Recently, it was stated in several news reports that, annually, 1 out of 6 Americans become ill from foodborne diseases, which equates to 48 million people. Out of 48 million people sickened, 3000 will result in death (generally people with weakened immune systems, the very young or elderly). Salmonella accounts for 28 percent of the deaths and 35 percent of hospitalizations. Approximately, 90 percent of estimated illnesses, hospitalizations and deaths were due to; Salmonella, norovirus, toxoplasma, E.coli O157, Listeria, Campylobacter and Clostridium perfringens. Within the next few weeks on our blog each individually listed cause of foodborne illnesses will be described. This week’s blog will be on Norovirus, which most people have experienced at one time or another within their lifetime.
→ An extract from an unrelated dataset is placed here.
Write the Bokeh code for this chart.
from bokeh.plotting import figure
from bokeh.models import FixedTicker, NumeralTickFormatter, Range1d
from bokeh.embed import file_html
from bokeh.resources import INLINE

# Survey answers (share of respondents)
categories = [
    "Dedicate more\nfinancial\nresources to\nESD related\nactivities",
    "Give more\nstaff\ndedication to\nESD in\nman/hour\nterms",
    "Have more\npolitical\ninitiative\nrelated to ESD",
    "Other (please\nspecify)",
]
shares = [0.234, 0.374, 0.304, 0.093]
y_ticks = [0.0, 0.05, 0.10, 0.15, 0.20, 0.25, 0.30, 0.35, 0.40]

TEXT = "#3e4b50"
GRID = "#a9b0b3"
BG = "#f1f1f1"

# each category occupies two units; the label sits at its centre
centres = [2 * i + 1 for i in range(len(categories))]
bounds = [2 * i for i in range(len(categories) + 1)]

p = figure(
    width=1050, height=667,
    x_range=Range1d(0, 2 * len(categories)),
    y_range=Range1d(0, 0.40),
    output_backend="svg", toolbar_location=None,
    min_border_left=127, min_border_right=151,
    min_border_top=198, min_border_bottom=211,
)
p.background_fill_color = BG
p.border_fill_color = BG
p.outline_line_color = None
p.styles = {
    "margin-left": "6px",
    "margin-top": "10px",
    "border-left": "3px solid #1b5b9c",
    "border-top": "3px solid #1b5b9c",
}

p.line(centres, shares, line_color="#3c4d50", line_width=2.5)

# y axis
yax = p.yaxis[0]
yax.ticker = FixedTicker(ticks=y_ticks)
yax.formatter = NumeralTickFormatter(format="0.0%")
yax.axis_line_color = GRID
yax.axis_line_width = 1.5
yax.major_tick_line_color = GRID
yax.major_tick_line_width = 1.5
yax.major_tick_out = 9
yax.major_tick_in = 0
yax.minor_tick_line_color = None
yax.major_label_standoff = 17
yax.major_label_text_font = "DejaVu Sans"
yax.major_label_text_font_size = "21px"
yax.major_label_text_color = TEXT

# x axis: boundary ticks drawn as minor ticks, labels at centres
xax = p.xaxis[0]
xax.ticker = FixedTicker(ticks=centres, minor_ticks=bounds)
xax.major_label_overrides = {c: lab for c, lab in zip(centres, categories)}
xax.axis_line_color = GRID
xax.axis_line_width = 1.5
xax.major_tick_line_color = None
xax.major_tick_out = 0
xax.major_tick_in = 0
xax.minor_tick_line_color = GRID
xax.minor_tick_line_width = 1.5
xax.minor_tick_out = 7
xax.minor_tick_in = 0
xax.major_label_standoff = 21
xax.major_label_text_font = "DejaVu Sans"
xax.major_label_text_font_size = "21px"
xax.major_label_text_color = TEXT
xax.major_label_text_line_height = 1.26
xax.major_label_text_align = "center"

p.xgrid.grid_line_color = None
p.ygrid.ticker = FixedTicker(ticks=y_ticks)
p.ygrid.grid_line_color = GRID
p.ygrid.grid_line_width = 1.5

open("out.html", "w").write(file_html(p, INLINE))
Norovirus was formerly called Norwalk agent and most commonly called the “stomach flu” (a broad name that refers to gastric inflammation caused by a range of viruses and bacteria). This causes about 90 percent of epidemic non-bacterial outbreaks of gastroenteritis around the world and causes a high percentage of foodborne outbreaks within the US. The viruses are transmitted by faecally contaminated food or water, person-to-person contact (that is why hand washing is SO important), and via aerosolization of the virus, which causes the contamination of surfaces (another reason to wash your hands). Interestingly, people with blood type O are more often infected, while blood types B and AB can confer partial protection against symptomatic infection.
Outbreaks of the norovirus infection often occurs in closed or semi-closed communities, such as long-term care facilities, hospitals, schools, cruise ships and dormitories. These infections spread rapidly either by person-to-person contact or through contaminated food. Many norovirus outbreaks have been traced to food that was handled by one infected person.
How to inactivate? Either sufficient heating or by cleaning with chlorine-based disinfectants.
Symptoms: vomiting, diarrhea, abdominal pain and in some cases loss of taste, low grade fever, muscle aches and headaches may also occur.
Incubation period: Symptoms may appear 1 to 2 days after exposure. The principal symptom, gastroenteritis, develops between 24 and 48 hours after exposure and last for 24-60 hours.